We forgot the camera, so no pictures.

I've done some thinking about this, and I wonder if the low CHT #1 indication could possibly be due to excessive resistance somewhere between the CHT probe and the engine monitor. Each CHT probe is connected to about 18" of metal shielded cable, then each of the two wires per probe has spade connectors that connect them to extension wires that go to the engine monitor. The CHT probes are thermocouples, and if there is a high resistance at one of those spade connections, it could lead to the engine monitor sensing a lower voltage than the CHT probe is actually creating.

Next time I have the cowlings off, I will inspect and reseat the spade connectors for the #1 cylinder, then I'll check it in boiling water again. If that doesn't do it, I'll disconnect the #1 and #3 CHT probes at their spade connectors and trade them, and check with boiling water again.

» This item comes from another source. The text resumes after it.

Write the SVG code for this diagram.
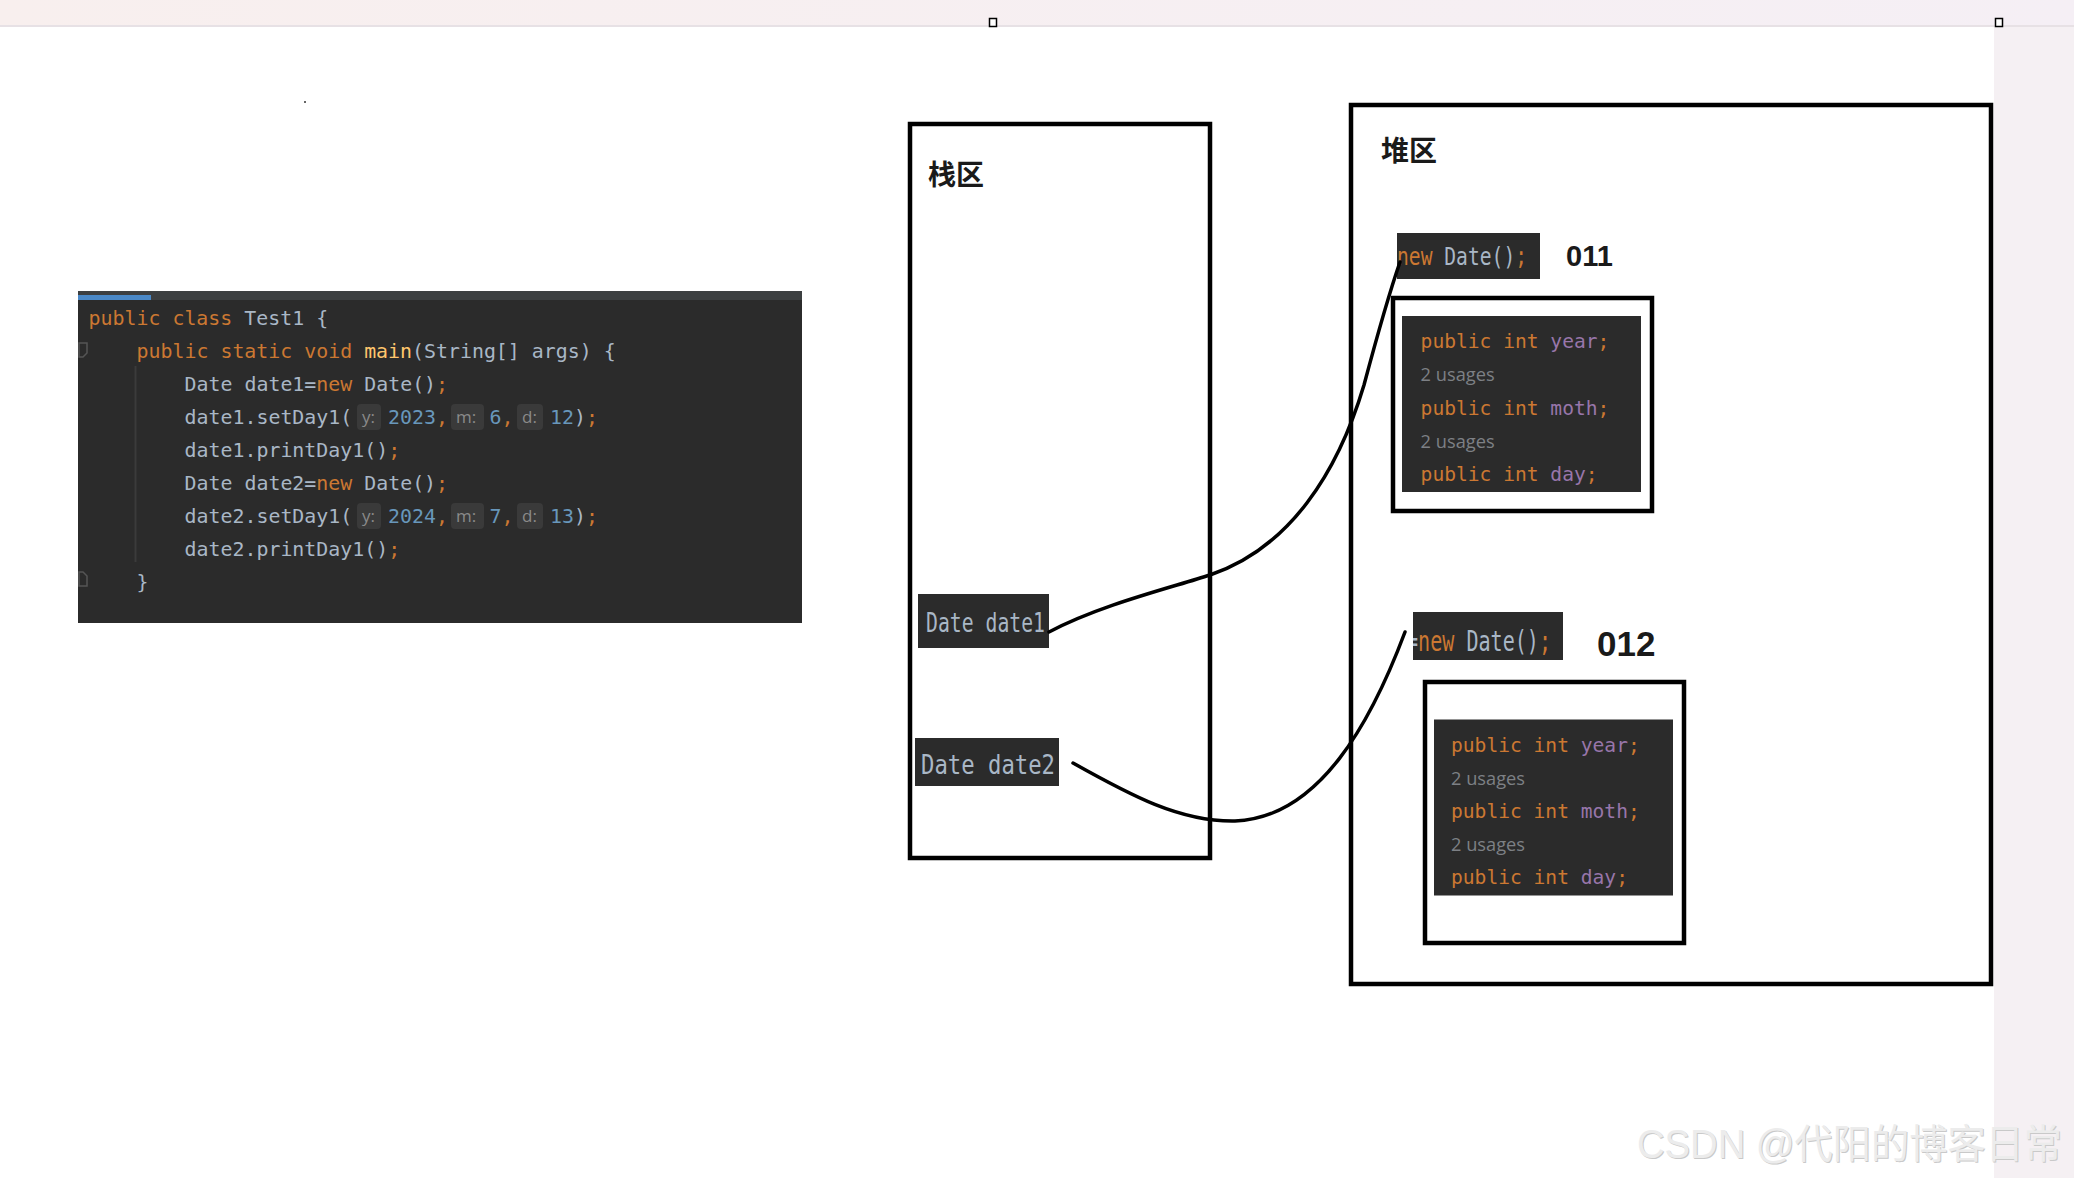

It'll be useful to see if the problem follows the probe, or if it stays on the #1 cylinder.

If the problem stays with the probe, I probably need to replace it. If the problem stays on the #1 cylinder, I'll pull the connector at the EIS and check for pins that aren't fully inserted. Pulling and reseating the connector should clean off any corrosion too. Next, I'll swap #1 CHT with another cylinder by moving the pins in the connector, to take all the wiring out of the picture. if the problem stays on the #1 cylinder after all that, I'll contact Grand Rapids, as I almost certainly have a failed engine monitor.